Over thirty years ago, when I first began seriously reading great thinkers, (I love essayists), I thought, "If these people are so smart, and so right, then how come what they say never comes in to ordinary day-to- day practice?" Since that time I've flirted back and forth between the great thinkers and the great common sense observers, from Twain to Will Rogers to George Carlin, trying to find that common link. For instance, in economics there is Adam Smith, and then there was the retailer Sol Weinstein, who said "People are stupid. They will line up to pay ninety-nine cents for a thing, but won't even look twice at paying a dollar, because it cost too much. One is dollars, the others just pennies."
It was Moses Sands that set me out searching for the common man link to the Constitution, namely that the Founders, and the great thinkers behind them, were searching for a formula that could be reduced to the simplest terms, and grasped and held close to the chest by the simplest of people, for only in that manner could they protect themselves from the natural tendencies of men with better minds and loftier ambitions. Moses called the linchpin "the House", namely that it is the common desire of men and women worldwide, even Arabs, to want to be able to "build and own their own House, grow it, pass it on so that it can grow even more, and create reciprocal relations with their neighbors to insure the safety of each one's House, and the security of the process."

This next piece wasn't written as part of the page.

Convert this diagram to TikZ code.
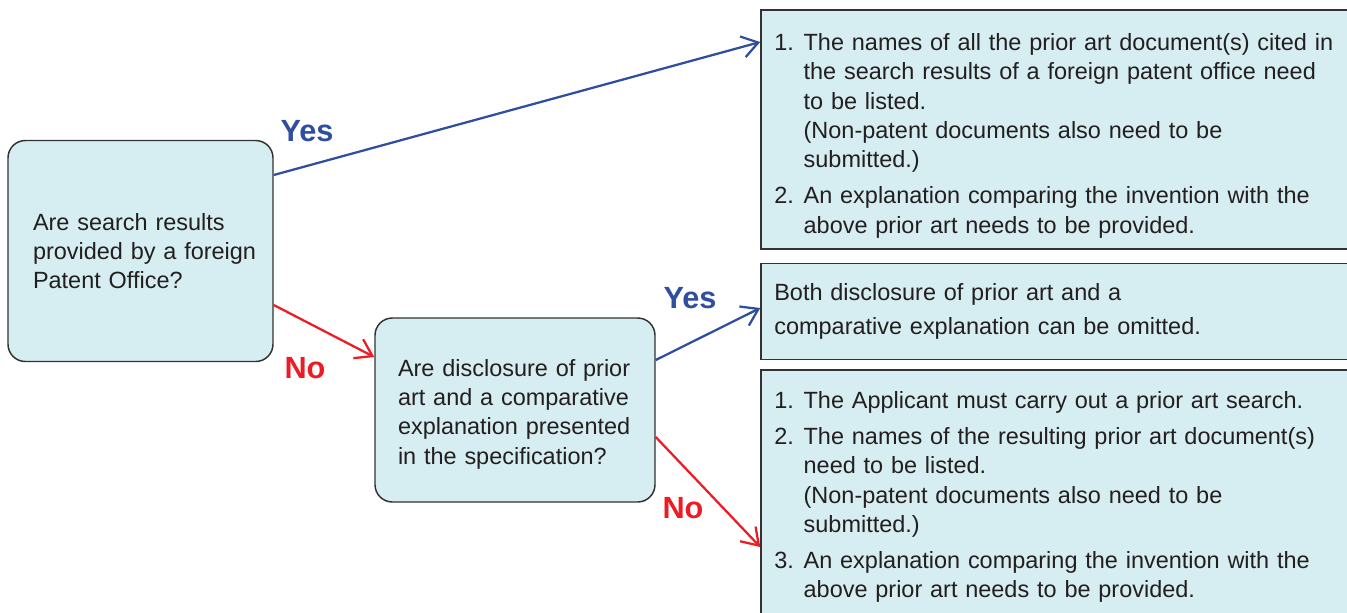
\documentclass[tikz,border=0pt]{standalone}
\usepackage{fontspec}
\setmainfont{Liberation Sans}
\usetikzlibrary{arrows.meta,calc}

\definecolor{boxfill}{RGB}{214,237,241}
\definecolor{boxline}{RGB}{50,50,50}
\definecolor{txtgray}{RGB}{35,31,32}
\definecolor{yesblue}{RGB}{48,78,160}
\definecolor{nored}{RGB}{237,28,36}

\newcommand{\numlbl}[1]{\makebox[22pt][l]{#1}}
\newcommand{\contline}{\hspace*{22pt}}

\tikzset{every picture/.style={line width=0.75pt}}
\tikzset{
  qbox/.style={draw=boxline, fill=boxfill, line width=1.1pt, rounded corners=13pt, inner xsep=0pt,
    align=left, text=txtgray, font=\fontsize{17.6}{22}\selectfont},
  abox/.style={draw=boxline, fill=boxfill, line width=1.1pt, inner xsep=0pt,
    align=left, text=txtgray, font=\fontsize{17.6}{22}\selectfont},
  lmargin/.style={execute at begin node={\leftskip=#1}},
  yesarr/.style={draw=yesblue, line width=1.7pt, -{Straight Barb[length=12pt,width=16pt]}},
  noarr/.style={draw=nored, line width=1.7pt, -{Straight Barb[length=12pt,width=16pt]}},
  yeslbl/.style={text=yesblue, inner sep=0pt, font=\bfseries\fontsize{23}{23}\selectfont},
  nolbl/.style={text=nored, inner sep=0pt, font=\bfseries\fontsize{23}{23}\selectfont}
}

\begin{document}
\begin{tikzpicture}[x=0.75pt,y=0.75pt,yscale=-1,xscale=1]
\useasboundingbox (0,0) rectangle (1347,612);
\clip (0,0) rectangle (1347,612);

% Question 1
\node[qbox, minimum width=198.75pt, minimum height=165.75pt, text width=198.75pt, lmargin=18.75pt] (qa) at (140.5,251)
  {Are search results\\provided by a foreign\\Patent Office?};
% Question 2
\node[qbox, minimum width=210pt, minimum height=138pt, text width=210pt, lmargin=17.25pt, text height=19pt] (qb) at (515,410)
  {Are disclosure of prior\\art and a comparative\\explanation presented\\in the specification?};

% Answer boxes
\node[abox, minimum width=453pt, minimum height=179.25pt, text width=453pt, lmargin=10pt, text height=22pt] (ra) at (1063,129.5)
  {\numlbl{1.}The names of all the prior art document(s) cited in\\
   \contline the search results of a foreign patent office need\\
   \contline to be listed.\\
   \contline (Non-patent documents also need to be\\
   \contline submitted.)\\[5pt]
   \numlbl{2.}An explanation comparing the invention with the\\
   \contline above prior art needs to be provided.};
\node[abox, minimum width=453pt, minimum height=72pt, text width=453pt, lmargin=10pt] (rb) at (1063,311.5)
  {Both disclosure of prior art and a\\[3.5pt]
   comparative explanation can be omitted.};
\node[abox, minimum width=453pt, minimum height=190.5pt, text width=453pt, lmargin=10pt] (rc) at (1063,497)
  {\numlbl{1.}The Applicant must carry out a prior art search.\\[5pt]
   \numlbl{2.}The names of the resulting prior art document(s)\\
   \contline need to be listed.\\
   \contline (Non-patent documents also need to be\\
   \contline submitted.)\\[5pt]
   \numlbl{3.}An explanation comparing the invention with the\\
   \contline above prior art needs to be provided.};

% Connection
\draw[yesarr] ($(qa.east)+(0,-76)$) -- ($(ra.west)+(0,-87.5)$);
\draw[noarr] ($(qa.east)+(0,54)$) -- ($(qb.west)+(0,-53)$);
\draw[yesarr] ($(qb.east)+(0,-50)$) -- ($(rb.west)+(0,-3.5)$);
\draw[noarr] ($(qb.east)+(0,27)$) -- ($(rc.west)+(0,50)$);

% Labels
\node[yeslbl] (yesa) at (307,131) {Yes};
\node[nolbl] (noa) at (305,368) {No};
\node[yeslbl] (yesb) at (690,298) {Yes};
\node[nolbl] (nob) at (683,508) {No};

\end{tikzpicture}
\end{document}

I can argue that was the clear implication of the Founders, but where is it really stated? Actually, as with all great "secret" writing, it is imbedded. That was revealed to me in a rather eerie way, in Ukraine, at a birthday party for a law professor in 1991. I was asked to make a toast, and in light of a dozen questions about the Constitution before the meal, I reached inside my jacket and pulled out my trusty little Cato Institute book, but turned to the back, to begin reading, with line by line translation, the Declaration. After stating, "we hold these truths to be self-evident, that all men are created equal.." (I didn't know the words by heart at that time) I looked up to find that the fifteen or so people standing, glasses held high, were all crying, tears pouring down their face. Assuming they were drunk (I was the last of at least ten toasts) I finished, sat down and ate. After dinner many of them rushed up, "Mister, Mister, now we understand Constitution...". But I was reading from the Declaration of Independence. "Yes, yes, but you see, even Ivan Ivanovich can pursue life, liberty and happiness without permission of state."
So there you have it. I had found that link, what I call the Homer Simpson Clause to the Declaration. The operative word is indeed "self-evident" and those Ukrainians recognized it immediately. (Ivan is the Russian everyman for Homer Simpson.)
But just as quickly as I recognized this did I also see, almost like those demons that came rushing out of the Ark of Covenant in the first Indiana Jones film, the natural and ever-present enemies of anyone like Homer getting to make his own way in this, or any other world.
Sure enough, parallels abound, for just as the "self-evident clause" is a constant annoyance to constitutional scholars (Levites one and all), not to mention politicians, Marxists, snake oil salesmen, lawyers' wives and other reformed whores, so it is with that nagging little bit of Good News in Luke (18: 16-17), where Christ said "Suffer the little children to come unto me..." then "who does not accept the Kingdom of God as a child, shall not enter it."
The theologian's worst nightmare. Think of all the people that little verse cuts out of their middleman's share.
The more you know about Good in its simplest form, the easier it is to recognize Evil in its most complex.